Whether corporate expenditures “for minimal time spent by a corporate employee to deliver a committee check in person at a local campaign event held in the same locale as the employee lives and during normal working hours” are permissible. (AOR – 531)

The Texas Ethics Commission has been asked to consider whether corporate expenditures “for minimal time spent by a corporate employee to deliver a committee check in person at a local campaign event held in the same locale as the employee lives and during normal working hours” are permissible as administrative expenses under section 253.100(a) of the Election Code.

The Election Code generally prohibits corporations from making political expenditures.  Elec. Code § 253.094.  There are several exceptions to that prohibition, however, including an exception that provides as follows:

A corporation, acting alone or with one or more other corporations, may make one or more political expenditures to finance the establishment or administration of a general-purpose committee.

Elec. Code § 253.100(a).

In Ethics Advisory Opinion No. 132 (1999), we determined that expenses tied directly to a political committee’s support for or opposition to candidates or measures would not be administrative expenses.

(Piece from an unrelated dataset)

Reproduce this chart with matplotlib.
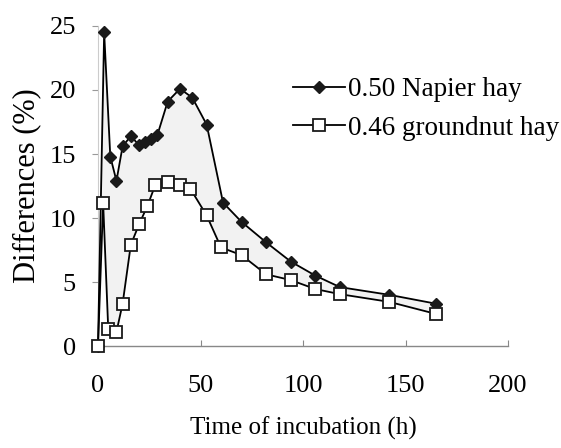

Although this standard is often difficult to apply in specific circumstances, we conclude that expenditures for the delivery of a political committee contribution in the form of check to a candidate is an administrative expense if the delivery originates and is completed in the state of Texas.  Therefore, an expenditure made by a corporation to deliver a political committee contribution in the form of a check from a general-purpose political committee to a candidate would constitute an administrative expenditure permitted by section 253.100 of the Election Code if the delivery originates and is completed in the state of Texas.

SUMMARY

An expenditure made by a corporation to deliver a political contribution in the form of a check from a general-purpose political committee to a candidate would constitute an administrative expenditure if the delivery originates and is completed in the state of Texas.